Similarly, one might wonder how a movie about a man woken prematurely from a cryostatic sleep on a space ship bound for a colony planet millions of light years away could demonstrate empathy. One might, in fact, really wonder that when one discovers that the man, after years of complete solitude on this ship, wakes up a woman and tells her that she was accidentally woken up early too but that he’s there to help her. He’d found that his premature awakening meant that he would age and die before the ship ever reached the planet. Waking the woman meant condemning her to the same fate. He was the opposite of empathetic, right? Yes.
Through a series of twists, though, Aurora, the women he woke up, is faced with the possibility that Jim, the man, might be killed and she would be completely alone for the rest of her life, aboard that ship. She realizes the desperate straits into which he was plunged. She doesn’t forgive him for lying to her, as well she shouldn’t, but he strives to atone for what he comes to realize as the worst of mistakes by discovering a way to put her back into cryostatic sleep. She refuses.
It’s not for kids because there is nudity and some scary moments. But it’s great for some adult empathy developing, and…
Straight from CommonSenseMedia.org:
Parents need to know that Inside Out is an outstandingly original, heartfelt story from Pixar about growing up and learning to handle your biggest emotions. Told primarily from the perspective of the feelings inside 11-year-old Riley’s mind (brought to life by the voices of Amy Poehler, Mindy Kaling, Bill Hader, and more), the plot has many moments of peril/tension — including bridges/islands crumbling, a train tumbling over a precipice, and characters falling into a deep, dark pit. (Spoiler alert: One key character also permanently fades from existence; that and scenes in which it seems Riley is “borrowing” her mom’s credit card and running away are definitely upsetting.) Some of Riley’s fears are also on display, including a giant, scary clown. Parents are likely to get hit hardest by the film’s heart-tugging moments (bring tissues!), but anyone with empathy will feel for Riley as she experiences life’s ups and downs.
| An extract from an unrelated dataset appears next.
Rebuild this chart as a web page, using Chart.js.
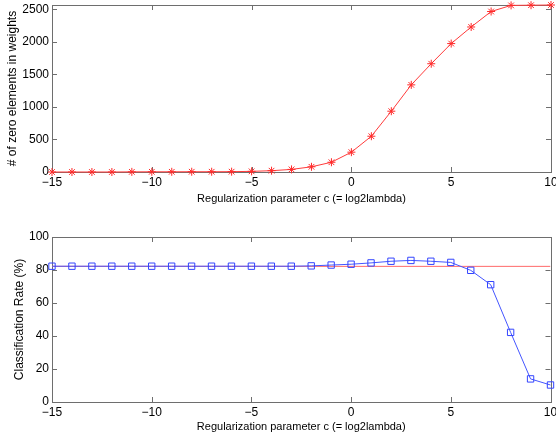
<!DOCTYPE html>
<html>
<head>
<meta charset="utf-8">
<script src="https://cdn.jsdelivr.net/npm/chart.js@4/dist/chart.umd.min.js"></script>
<style>
  body { margin: 0; background: #fff; }
  .wrap { position: absolute; left: 0; width: 556px; }
</style>
</head>
<body>
<div class="wrap" style="top:0;height:215px"><canvas class="zeros-chart" width="556" height="215"></canvas></div>
<div class="wrap" style="top:215px;height:225px"><canvas class="rate-chart" width="556" height="225"></canvas></div>
<script>
// regularization parameter c = log2(lambda)
const c_values = [-15, -14, -13, -12, -11, -10, -9, -8, -7, -6, -5, -4, -3, -2, -1, 0, 1, 2, 3, 4, 5, 6, 7, 8, 9, 10];
const zero_counts = [0, 0, 0, 0, 2, 3, 3, 4, 4, 5, 10, 20, 40, 80, 150, 305, 550, 935, 1340, 1665, 1975, 2230, 2468, 2562, 2565, 2568];
const class_rate = [82.3, 82.3, 82.3, 82.3, 82.3, 82.3, 82.3, 82.3, 82.3, 82.3, 82.3, 82.3, 82.3, 82.5, 83.0, 83.5, 84.3, 85.3, 85.8, 85.3, 84.6, 79.8, 71.1, 42.2, 14.0, 10.3];
const baseline_rate = 82.2;

const x_ticks = [-15, -10, -5, 0, 5, 10];
const y_ticks_zeros = [0, 500, 1000, 1500, 2000, 2500];
const y_ticks_rate = [0, 20, 40, 60, 80, 100];

const tickFont = { family: "Liberation Sans", size: 12 };
const xTitleFont = { family: "Liberation Sans", size: 11 };
const yTitleFont = { family: "Liberation Sans", size: 12 };

function fmt(v) {
  return v < 0 ? "\u2212" + Math.abs(v) : String(v);
}

// matlab style box with ticks pointing inward
const frame = {
  id: "frame",
  beforeDatasetsDraw(chart) {
    const a = chart.chartArea;
    const ctx = chart.ctx;
    const xs = chart.scales.x, ys = chart.scales.y;
    ctx.save();
    ctx.strokeStyle = "#6e6e6e";
    ctx.lineWidth = 1;
    ctx.strokeRect(Math.round(a.left) + 0.5, Math.round(a.top) + 0.5, Math.round(a.right - a.left), Math.round(a.bottom - a.top));
    ctx.beginPath();
    xs.ticks.forEach(t => {
      const px = Math.round(xs.getPixelForValue(t.value)) + 0.5;
      ctx.moveTo(px, a.top); ctx.lineTo(px, a.top + 5);
      ctx.moveTo(px, a.bottom); ctx.lineTo(px, a.bottom - 5);
    });
    ys.ticks.forEach(t => {
      const py = Math.round(ys.getPixelForValue(t.value)) + 0.5;
      ctx.moveTo(a.left, py); ctx.lineTo(a.left + 5, py);
      ctx.moveTo(a.right, py); ctx.lineTo(a.right - 5, py);
    });
    ctx.stroke();
    ctx.restore();
  },
};

function xAxis(height, titlePadBottom) {
  return {
    type: "linear",
    min: -15,
    max: 10,
    grid: { display: false, drawTicks: false },
    border: { display: false },
    afterBuildTicks: (s) => { s.ticks = x_ticks.map(v => ({ value: v })); },
    afterFit: (s) => { s.height = height; s.paddingLeft = 0; s.paddingRight = 0; },
    ticks: { color: "#000", font: tickFont, padding: 3, maxRotation: 0, callback: fmt },
    title: {
      display: true,
      text: "Regularization parameter c (= log2lambda)",
      color: "#000",
      font: xTitleFont,
      padding: { top: 0, bottom: titlePadBottom },
    },
  };
}

function yAxis(min, max, ticks, label, titlePad) {
  return {
    type: "linear",
    min: min,
    max: max,
    grid: { display: false, drawTicks: false },
    border: { display: false },
    afterBuildTicks: (s) => { s.ticks = ticks.map(v => ({ value: v })); },
    afterFit: (s) => { s.width = 52; s.paddingTop = 0; s.paddingBottom = 0; },
    ticks: { color: "#000", font: tickFont, padding: 3, callback: fmt },
    title: {
      display: true,
      text: label,
      color: "#000",
      font: yTitleFont,
      padding: { top: titlePad, bottom: 0 },
    },
  };
}

const zerosCtx = document.querySelector(".zeros-chart").getContext("2d");
const zeros_chart = new Chart(zerosCtx, {
  type: "line",
  data: {
    datasets: [
      {
        label: "zeros",
        data: c_values.map((c, i) => ({ x: c, y: zero_counts[i] })),
        borderColor: "#ff3b3b",
        backgroundColor: "transparent",
        borderWidth: 1,
        pointStyle: "star",
        pointRadius: 4,
        pointBorderColor: "#ff2a2a",
        pointBorderWidth: 1,
        tension: 0,
        clip: false,
      },
    ],
  },
  plugins: [frame],
  options: {
    responsive: false,
    animation: false,
    layout: { padding: { top: 5, right: 3, left: 0, bottom: 0 } },
    plugins: { legend: { display: false }, tooltip: { enabled: false } },
    scales: {
      x: xAxis(43, 9),
      y: yAxis(0, 2568, y_ticks_zeros, "# of zero elements in weights", 5.5),
    },
  },
});

const rateCtx = document.querySelector(".rate-chart").getContext("2d");
const rate_chart = new Chart(rateCtx, {
  type: "line",
  data: {
    datasets: [
      {
        label: "classification rate",
        data: c_values.map((c, i) => ({ x: c, y: class_rate[i] })),
        borderColor: "#4455ff",
        backgroundColor: "transparent",
        borderWidth: 1,
        pointStyle: "rect",
        pointRadius: 4.5,
        pointBorderColor: "#3344ff",
        pointBackgroundColor: "transparent",
        pointBorderWidth: 1,
        tension: 0,
        clip: false,
        order: 1,
      },
      {
        label: "baseline",
        data: [{ x: c_values[0], y: baseline_rate }, { x: c_values[c_values.length - 1], y: baseline_rate }],
        borderColor: "#ff6a6a",
        borderWidth: 1,
        pointRadius: 0,
        tension: 0,
        order: 2,
      },
    ],
  },
  plugins: [frame],
  options: {
    responsive: false,
    animation: false,
    layout: { padding: { top: 22, right: 3, left: 0, bottom: 0 } },
    plugins: { legend: { display: false }, tooltip: { enabled: false } },
    scales: {
      x: xAxis(38, 6),
      y: yAxis(0, 100, y_ticks_rate, "Classification Rate (%)", 12.8),
    },
  },
});
</script>
</body>
</html>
Ultimately, Inside Out has important messages about needing to feel — and express — all of your emotions, whether happy or sad. Although most of the content is appropriate for elementary schoolers and up, younger kids may need a bit more explanation about what’s going on, since there are references to abstract thought and the subconscious, and it can be a little confusing when other characters’ emotions are shown.
Remember how I said empathy is all about getting into other peoples’ heads? That’s literally what 90% of this movie is about. The main character, Dom, has the technology to get into their dreams to learn their deepest secrets and even plant ideas in their subconsciousnesses, but to do so he and his team of dream operatives have to dive deeper into his own secrets than he’s comfortable with. Indeed, such a dive puts more than just their minds on the line.
Beauty and the Beast
One might say that true love is a form of the purest empathy possible, one in which the person who truly loves is most easily able to understand the person he or she loves. It’s also the form in which that empathy is most easily expressed, and ideally, the most often returned. The tale of how empathetic love develops between Beauty and the Beast, especially the original version, is a sweet depiction.